Below, find the line containing "Convert this diagram to TikZ code." and the line containing "(gad2) at (818,150)"; reproduce exactly those two and every line between them, omitting pictures.

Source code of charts

════════════════

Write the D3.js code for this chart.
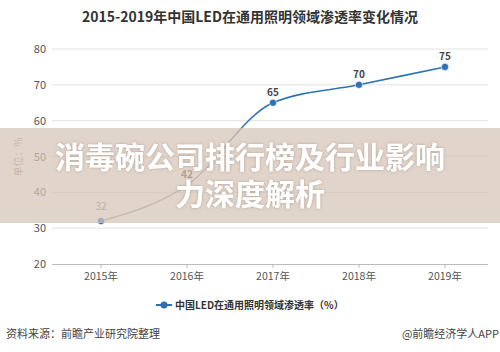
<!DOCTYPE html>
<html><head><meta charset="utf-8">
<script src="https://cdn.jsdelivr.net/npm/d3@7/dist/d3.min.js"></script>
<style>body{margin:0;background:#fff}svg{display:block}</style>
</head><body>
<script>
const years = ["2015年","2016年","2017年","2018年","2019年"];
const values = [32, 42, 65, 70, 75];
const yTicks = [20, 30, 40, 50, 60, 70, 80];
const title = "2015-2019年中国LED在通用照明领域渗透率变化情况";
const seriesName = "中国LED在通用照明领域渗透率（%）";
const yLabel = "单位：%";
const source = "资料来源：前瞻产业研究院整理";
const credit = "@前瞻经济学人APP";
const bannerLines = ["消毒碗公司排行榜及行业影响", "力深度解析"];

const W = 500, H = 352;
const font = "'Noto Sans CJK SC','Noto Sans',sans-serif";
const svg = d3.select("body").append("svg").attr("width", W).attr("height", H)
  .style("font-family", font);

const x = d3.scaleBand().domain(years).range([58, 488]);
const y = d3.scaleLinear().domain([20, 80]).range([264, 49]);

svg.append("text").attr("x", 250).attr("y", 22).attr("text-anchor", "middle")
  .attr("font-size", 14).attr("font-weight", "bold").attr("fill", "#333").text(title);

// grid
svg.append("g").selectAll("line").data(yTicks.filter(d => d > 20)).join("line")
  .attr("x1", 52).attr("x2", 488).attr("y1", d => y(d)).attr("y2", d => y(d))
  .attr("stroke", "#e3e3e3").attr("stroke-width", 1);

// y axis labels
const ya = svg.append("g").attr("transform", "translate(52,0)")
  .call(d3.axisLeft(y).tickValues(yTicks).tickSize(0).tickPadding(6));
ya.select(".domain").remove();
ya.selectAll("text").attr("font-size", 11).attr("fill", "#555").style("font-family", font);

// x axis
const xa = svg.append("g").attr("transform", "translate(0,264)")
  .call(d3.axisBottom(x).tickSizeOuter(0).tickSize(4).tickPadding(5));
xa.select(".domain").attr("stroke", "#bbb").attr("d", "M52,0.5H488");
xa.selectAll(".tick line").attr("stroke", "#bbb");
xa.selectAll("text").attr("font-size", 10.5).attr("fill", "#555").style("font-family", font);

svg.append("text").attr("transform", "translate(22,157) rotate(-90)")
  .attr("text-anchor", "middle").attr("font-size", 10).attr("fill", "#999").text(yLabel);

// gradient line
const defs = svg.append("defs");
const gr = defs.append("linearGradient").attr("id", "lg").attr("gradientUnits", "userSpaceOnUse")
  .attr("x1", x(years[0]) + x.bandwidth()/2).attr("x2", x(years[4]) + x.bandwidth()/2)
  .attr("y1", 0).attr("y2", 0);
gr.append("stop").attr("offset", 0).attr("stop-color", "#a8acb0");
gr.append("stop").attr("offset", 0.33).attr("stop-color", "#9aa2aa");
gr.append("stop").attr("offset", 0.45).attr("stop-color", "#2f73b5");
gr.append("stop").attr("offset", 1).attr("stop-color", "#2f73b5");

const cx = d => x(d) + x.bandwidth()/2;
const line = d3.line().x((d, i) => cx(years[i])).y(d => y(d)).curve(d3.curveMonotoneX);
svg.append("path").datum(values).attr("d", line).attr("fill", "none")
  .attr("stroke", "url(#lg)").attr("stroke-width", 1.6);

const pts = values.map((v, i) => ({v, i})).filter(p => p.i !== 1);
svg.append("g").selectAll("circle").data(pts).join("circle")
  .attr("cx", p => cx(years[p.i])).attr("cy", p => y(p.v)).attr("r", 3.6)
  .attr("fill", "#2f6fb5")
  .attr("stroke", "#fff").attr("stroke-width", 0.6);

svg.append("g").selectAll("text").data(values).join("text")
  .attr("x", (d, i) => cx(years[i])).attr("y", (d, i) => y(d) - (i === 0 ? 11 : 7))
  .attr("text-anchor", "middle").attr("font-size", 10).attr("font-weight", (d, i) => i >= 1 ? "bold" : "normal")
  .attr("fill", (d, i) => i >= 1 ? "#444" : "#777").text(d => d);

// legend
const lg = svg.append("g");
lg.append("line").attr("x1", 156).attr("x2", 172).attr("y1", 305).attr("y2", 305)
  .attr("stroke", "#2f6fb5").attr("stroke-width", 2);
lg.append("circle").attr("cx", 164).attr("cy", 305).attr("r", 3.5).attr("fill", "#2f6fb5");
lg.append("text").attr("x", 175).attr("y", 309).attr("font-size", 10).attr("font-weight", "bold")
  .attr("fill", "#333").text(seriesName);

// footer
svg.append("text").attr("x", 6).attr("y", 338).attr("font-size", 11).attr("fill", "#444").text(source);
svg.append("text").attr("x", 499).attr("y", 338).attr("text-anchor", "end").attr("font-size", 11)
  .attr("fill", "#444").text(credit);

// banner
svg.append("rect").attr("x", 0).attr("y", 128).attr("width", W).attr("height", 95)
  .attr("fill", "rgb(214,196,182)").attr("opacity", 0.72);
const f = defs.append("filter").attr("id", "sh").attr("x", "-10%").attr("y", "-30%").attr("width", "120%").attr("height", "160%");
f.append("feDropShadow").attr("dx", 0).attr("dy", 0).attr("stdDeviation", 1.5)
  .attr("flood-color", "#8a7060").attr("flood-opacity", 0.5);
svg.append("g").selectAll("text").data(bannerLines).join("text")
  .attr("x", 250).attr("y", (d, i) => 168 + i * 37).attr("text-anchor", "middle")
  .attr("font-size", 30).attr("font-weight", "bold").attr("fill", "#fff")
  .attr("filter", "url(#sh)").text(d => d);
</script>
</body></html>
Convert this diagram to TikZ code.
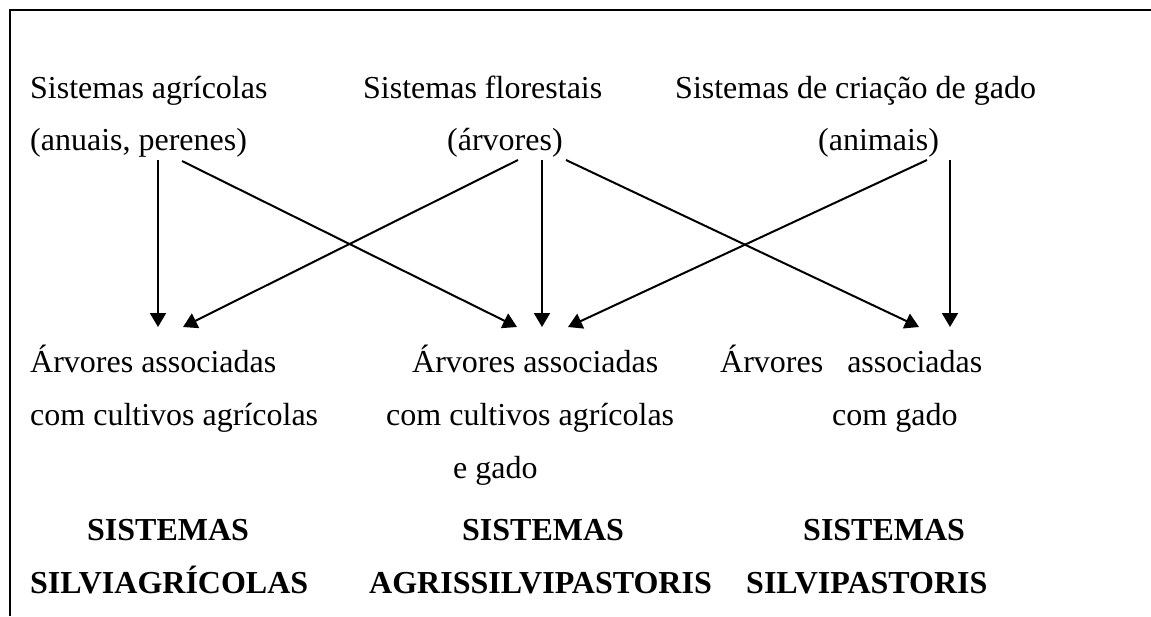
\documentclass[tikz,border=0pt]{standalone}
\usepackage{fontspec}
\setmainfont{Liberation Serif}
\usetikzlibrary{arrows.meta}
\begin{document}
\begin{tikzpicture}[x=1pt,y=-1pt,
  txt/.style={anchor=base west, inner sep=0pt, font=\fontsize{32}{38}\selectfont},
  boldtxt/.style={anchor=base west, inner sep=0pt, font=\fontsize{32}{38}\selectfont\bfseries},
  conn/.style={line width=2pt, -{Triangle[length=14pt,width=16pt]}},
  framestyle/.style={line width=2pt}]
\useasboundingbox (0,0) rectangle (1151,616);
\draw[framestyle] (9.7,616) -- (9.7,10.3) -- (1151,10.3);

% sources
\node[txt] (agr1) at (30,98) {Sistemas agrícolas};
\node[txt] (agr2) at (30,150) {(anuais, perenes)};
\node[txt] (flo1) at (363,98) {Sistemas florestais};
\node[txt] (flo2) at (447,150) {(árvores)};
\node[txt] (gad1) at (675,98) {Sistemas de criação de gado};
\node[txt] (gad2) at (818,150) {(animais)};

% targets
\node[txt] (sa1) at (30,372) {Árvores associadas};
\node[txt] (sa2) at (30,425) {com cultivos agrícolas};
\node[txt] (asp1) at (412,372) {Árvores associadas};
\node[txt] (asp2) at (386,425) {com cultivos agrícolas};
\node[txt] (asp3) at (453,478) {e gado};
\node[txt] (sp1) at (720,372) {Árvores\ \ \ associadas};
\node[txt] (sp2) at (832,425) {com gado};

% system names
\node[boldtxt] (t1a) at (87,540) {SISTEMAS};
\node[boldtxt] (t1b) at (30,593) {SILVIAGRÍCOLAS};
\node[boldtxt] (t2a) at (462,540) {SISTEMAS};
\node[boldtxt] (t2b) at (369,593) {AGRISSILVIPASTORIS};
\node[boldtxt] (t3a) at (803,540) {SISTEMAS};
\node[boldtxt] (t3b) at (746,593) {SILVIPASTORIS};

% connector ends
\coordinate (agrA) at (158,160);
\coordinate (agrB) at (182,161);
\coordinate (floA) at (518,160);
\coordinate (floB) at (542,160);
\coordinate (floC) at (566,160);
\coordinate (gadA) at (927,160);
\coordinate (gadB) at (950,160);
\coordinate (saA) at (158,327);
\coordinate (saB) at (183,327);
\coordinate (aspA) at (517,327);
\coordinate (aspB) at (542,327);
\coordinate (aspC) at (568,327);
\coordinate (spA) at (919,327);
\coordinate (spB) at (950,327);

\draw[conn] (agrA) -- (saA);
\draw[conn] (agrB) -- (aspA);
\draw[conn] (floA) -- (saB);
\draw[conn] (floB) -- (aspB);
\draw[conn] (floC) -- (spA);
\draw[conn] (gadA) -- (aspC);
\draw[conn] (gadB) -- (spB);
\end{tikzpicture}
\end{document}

════════════════

RESULT:
Convert this diagram to TikZ code.
\documentclass[tikz,border=0pt]{standalone}
\usepackage{fontspec}
\setmainfont{Liberation Serif}
\usetikzlibrary{arrows.meta}
\begin{document}
\begin{tikzpicture}[x=1pt,y=-1pt,
  txt/.style={anchor=base west, inner sep=0pt, font=\fontsize{32}{38}\selectfont},
  boldtxt/.style={anchor=base west, inner sep=0pt, font=\fontsize{32}{38}\selectfont\bfseries},
  conn/.style={line width=2pt, -{Triangle[length=14pt,width=16pt]}},
  framestyle/.style={line width=2pt}]
\useasboundingbox (0,0) rectangle (1151,616);
\draw[framestyle] (9.7,616) -- (9.7,10.3) -- (1151,10.3);

% sources
\node[txt] (agr1) at (30,98) {Sistemas agrícolas};
\node[txt] (agr2) at (30,150) {(anuais, perenes)};
\node[txt] (flo1) at (363,98) {Sistemas florestais};
\node[txt] (flo2) at (447,150) {(árvores)};
\node[txt] (gad1) at (675,98) {Sistemas de criação de gado};
\node[txt] (gad2) at (818,150) {(animais)};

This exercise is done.